▶ [Exercise instructions]:
Copy nothing but the text: reproduce each line of the listing exactly and leave the pictures out.
··· Data section ···
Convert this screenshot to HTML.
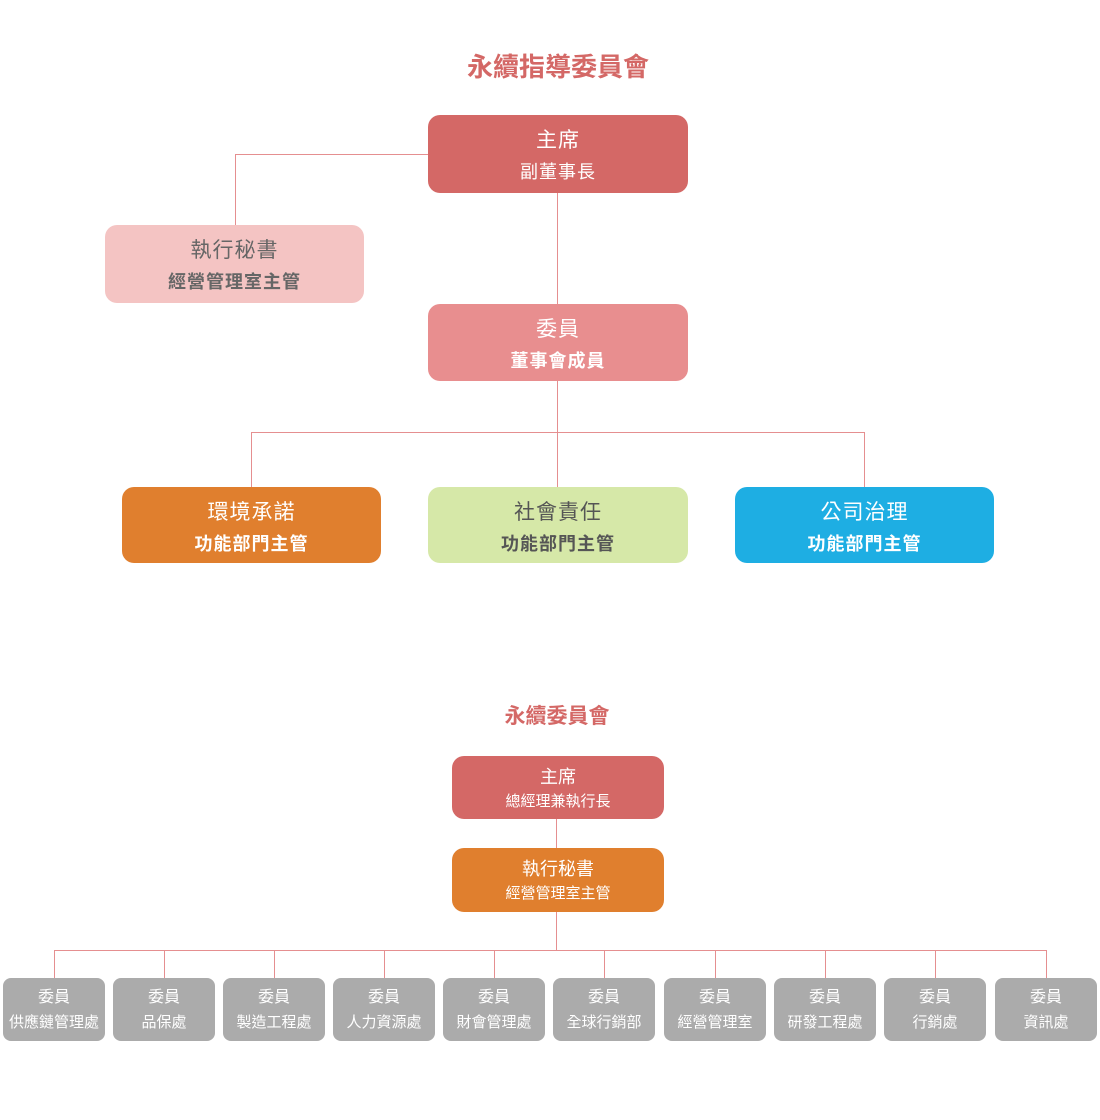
<!DOCTYPE html>
<html><head><meta charset="utf-8"><style>
body{margin:0;width:1100px;height:1120px;background:#fff;position:relative;overflow:hidden;font-family:"Liberation Sans","Noto Sans CJK TC",sans-serif;}
.b{position:absolute;border-radius:12px;color:#fff;text-align:center;box-sizing:border-box;}
.l{position:absolute;background:#e58f90;}
.t{position:absolute;left:0;width:1100px;text-align:center;color:#d46866;font-weight:bold;}
.big .a{font-size:21px;line-height:24px;margin-top:14px;letter-spacing:1px;}
.big .c{font-size:18px;line-height:22px;margin-top:8px;font-weight:bold;letter-spacing:1px;}
.mid .a{font-size:18px;line-height:20px;margin-top:11px;}
.mid .c{font-size:15px;line-height:18px;margin-top:6px;}
.sm{background:#ababab;border-radius:8px;width:102px;top:978px;height:63px;}
.sm .a{font-size:16px;line-height:18px;margin-top:11px;}
.sm .c{font-size:15px;line-height:18px;margin-top:7px;white-space:nowrap;}
</style></head><body>
<div class="t" style="top:47px;font-size:26px;left:8px">永續指導委員會</div>
<div class="l" style="left:236px;top:154px;width:192px;height:1px"></div>
<div class="l" style="left:235px;top:154px;width:1px;height:72px"></div>
<div class="l" style="left:557px;top:192px;width:1px;height:113px"></div>
<div class="l" style="left:557px;top:380px;width:1px;height:108px"></div>
<div class="l" style="left:251px;top:432px;width:614px;height:1px"></div>
<div class="l" style="left:251px;top:432px;width:1px;height:56px"></div>
<div class="l" style="left:864px;top:432px;width:1px;height:56px"></div>

<div class="b big" style="left:428px;top:115px;width:260px;height:78px;background:#d46866"><div class="a">主席</div><div class="c" style="font-weight:normal">副董事長</div></div>
<div class="b big" style="left:105px;top:225px;width:259px;height:78px;background:#f4c4c3;color:#666"><div class="a">執行秘書</div><div class="c">經營管理室主管</div></div>
<div class="b big" style="left:428px;top:304px;width:260px;height:77px;background:#e88e8f"><div class="a">委員</div><div class="c">董事會成員</div></div>
<div class="b big" style="left:122px;top:487px;width:259px;height:76px;background:#e07f2e"><div class="a">環境承諾</div><div class="c">功能部門主管</div></div>
<div class="b big" style="left:428px;top:487px;width:260px;height:76px;background:#d6e8a8;color:#555"><div class="a">社會責任</div><div class="c">功能部門主管</div></div>
<div class="b big" style="left:735px;top:487px;width:259px;height:76px;background:#1eaee3"><div class="a">公司治理</div><div class="c">功能部門主管</div></div>

<div class="t" style="top:700px;font-size:21px;left:7px">永續委員會</div>
<div class="l" style="left:556px;top:818px;width:1px;height:31px"></div>
<div class="l" style="left:556px;top:911px;width:1px;height:40px"></div>
<div class="l" style="left:54px;top:950px;width:993px;height:1px"></div>
<div class="b mid" style="left:452px;top:756px;width:212px;height:63px;background:#d46866"><div class="a">主席</div><div class="c">總經理兼執行長</div></div>
<div class="b mid" style="left:452px;top:848px;width:212px;height:64px;background:#e07f2e"><div class="a">執行秘書</div><div class="c">經營管理室主管</div></div>

<div class="l" style="left:54px;top:950px;width:1px;height:28px"></div>
<div class="l" style="left:164px;top:950px;width:1px;height:28px"></div>
<div class="l" style="left:274px;top:950px;width:1px;height:28px"></div>
<div class="l" style="left:384px;top:950px;width:1px;height:28px"></div>
<div class="l" style="left:494px;top:950px;width:1px;height:28px"></div>
<div class="l" style="left:604px;top:950px;width:1px;height:28px"></div>
<div class="l" style="left:715px;top:950px;width:1px;height:28px"></div>
<div class="l" style="left:825px;top:950px;width:1px;height:28px"></div>
<div class="l" style="left:935px;top:950px;width:1px;height:28px"></div>
<div class="l" style="left:1046px;top:950px;width:1px;height:28px"></div>

<div class="b sm" style="left:3px"><div class="a">委員</div><div class="c">供應鏈管理處</div></div>
<div class="b sm" style="left:113px"><div class="a">委員</div><div class="c">品保處</div></div>
<div class="b sm" style="left:223px"><div class="a">委員</div><div class="c">製造工程處</div></div>
<div class="b sm" style="left:333px"><div class="a">委員</div><div class="c">人力資源處</div></div>
<div class="b sm" style="left:443px"><div class="a">委員</div><div class="c">財會管理處</div></div>
<div class="b sm" style="left:553px"><div class="a">委員</div><div class="c">全球行銷部</div></div>
<div class="b sm" style="left:664px"><div class="a">委員</div><div class="c">經營管理室</div></div>
<div class="b sm" style="left:774px"><div class="a">委員</div><div class="c">研發工程處</div></div>
<div class="b sm" style="left:884px"><div class="a">委員</div><div class="c">行銷處</div></div>
<div class="b sm" style="left:995px"><div class="a">委員</div><div class="c">資訊處</div></div>
</body></html>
···
▶ [Response to this exercise]:
Convert this screenshot to HTML.
<!DOCTYPE html>
<html><head><meta charset="utf-8"><style>
body{margin:0;width:1100px;height:1120px;background:#fff;position:relative;overflow:hidden;font-family:"Liberation Sans","Noto Sans CJK TC",sans-serif;}
.b{position:absolute;border-radius:12px;color:#fff;text-align:center;box-sizing:border-box;}
.l{position:absolute;background:#e58f90;}
.t{position:absolute;left:0;width:1100px;text-align:center;color:#d46866;font-weight:bold;}
.big .a{font-size:21px;line-height:24px;margin-top:14px;letter-spacing:1px;}
.big .c{font-size:18px;line-height:22px;margin-top:8px;font-weight:bold;letter-spacing:1px;}
.mid .a{font-size:18px;line-height:20px;margin-top:11px;}
.mid .c{font-size:15px;line-height:18px;margin-top:6px;}
.sm{background:#ababab;border-radius:8px;width:102px;top:978px;height:63px;}
.sm .a{font-size:16px;line-height:18px;margin-top:11px;}
.sm .c{font-size:15px;line-height:18px;margin-top:7px;white-space:nowrap;}
</style></head><body>
<div class="t" style="top:47px;font-size:26px;left:8px">永續指導委員會</div>
<div class="l" style="left:236px;top:154px;width:192px;height:1px"></div>
<div class="l" style="left:235px;top:154px;width:1px;height:72px"></div>
<div class="l" style="left:557px;top:192px;width:1px;height:113px"></div>
<div class="l" style="left:557px;top:380px;width:1px;height:108px"></div>
<div class="l" style="left:251px;top:432px;width:614px;height:1px"></div>
<div class="l" style="left:251px;top:432px;width:1px;height:56px"></div>
<div class="l" style="left:864px;top:432px;width:1px;height:56px"></div>

<div class="b big" style="left:428px;top:115px;width:260px;height:78px;background:#d46866"><div class="a">主席</div><div class="c" style="font-weight:normal">副董事長</div></div>
<div class="b big" style="left:105px;top:225px;width:259px;height:78px;background:#f4c4c3;color:#666"><div class="a">執行秘書</div><div class="c">經營管理室主管</div></div>
<div class="b big" style="left:428px;top:304px;width:260px;height:77px;background:#e88e8f"><div class="a">委員</div><div class="c">董事會成員</div></div>
<div class="b big" style="left:122px;top:487px;width:259px;height:76px;background:#e07f2e"><div class="a">環境承諾</div><div class="c">功能部門主管</div></div>
<div class="b big" style="left:428px;top:487px;width:260px;height:76px;background:#d6e8a8;color:#555"><div class="a">社會責任</div><div class="c">功能部門主管</div></div>
<div class="b big" style="left:735px;top:487px;width:259px;height:76px;background:#1eaee3"><div class="a">公司治理</div><div class="c">功能部門主管</div></div>

<div class="t" style="top:700px;font-size:21px;left:7px">永續委員會</div>
<div class="l" style="left:556px;top:818px;width:1px;height:31px"></div>
<div class="l" style="left:556px;top:911px;width:1px;height:40px"></div>
<div class="l" style="left:54px;top:950px;width:993px;height:1px"></div>
<div class="b mid" style="left:452px;top:756px;width:212px;height:63px;background:#d46866"><div class="a">主席</div><div class="c">總經理兼執行長</div></div>
<div class="b mid" style="left:452px;top:848px;width:212px;height:64px;background:#e07f2e"><div class="a">執行秘書</div><div class="c">經營管理室主管</div></div>

<div class="l" style="left:54px;top:950px;width:1px;height:28px"></div>
<div class="l" style="left:164px;top:950px;width:1px;height:28px"></div>
<div class="l" style="left:274px;top:950px;width:1px;height:28px"></div>
<div class="l" style="left:384px;top:950px;width:1px;height:28px"></div>
<div class="l" style="left:494px;top:950px;width:1px;height:28px"></div>
<div class="l" style="left:604px;top:950px;width:1px;height:28px"></div>
<div class="l" style="left:715px;top:950px;width:1px;height:28px"></div>
<div class="l" style="left:825px;top:950px;width:1px;height:28px"></div>
<div class="l" style="left:935px;top:950px;width:1px;height:28px"></div>
<div class="l" style="left:1046px;top:950px;width:1px;height:28px"></div>

<div class="b sm" style="left:3px"><div class="a">委員</div><div class="c">供應鏈管理處</div></div>
<div class="b sm" style="left:113px"><div class="a">委員</div><div class="c">品保處</div></div>
<div class="b sm" style="left:223px"><div class="a">委員</div><div class="c">製造工程處</div></div>
<div class="b sm" style="left:333px"><div class="a">委員</div><div class="c">人力資源處</div></div>
<div class="b sm" style="left:443px"><div class="a">委員</div><div class="c">財會管理處</div></div>
<div class="b sm" style="left:553px"><div class="a">委員</div><div class="c">全球行銷部</div></div>
<div class="b sm" style="left:664px"><div class="a">委員</div><div class="c">經營管理室</div></div>
<div class="b sm" style="left:774px"><div class="a">委員</div><div class="c">研發工程處</div></div>
<div class="b sm" style="left:884px"><div class="a">委員</div><div class="c">行銷處</div></div>
<div class="b sm" style="left:995px"><div class="a">委員</div><div class="c">資訊處</div></div>
</body></html>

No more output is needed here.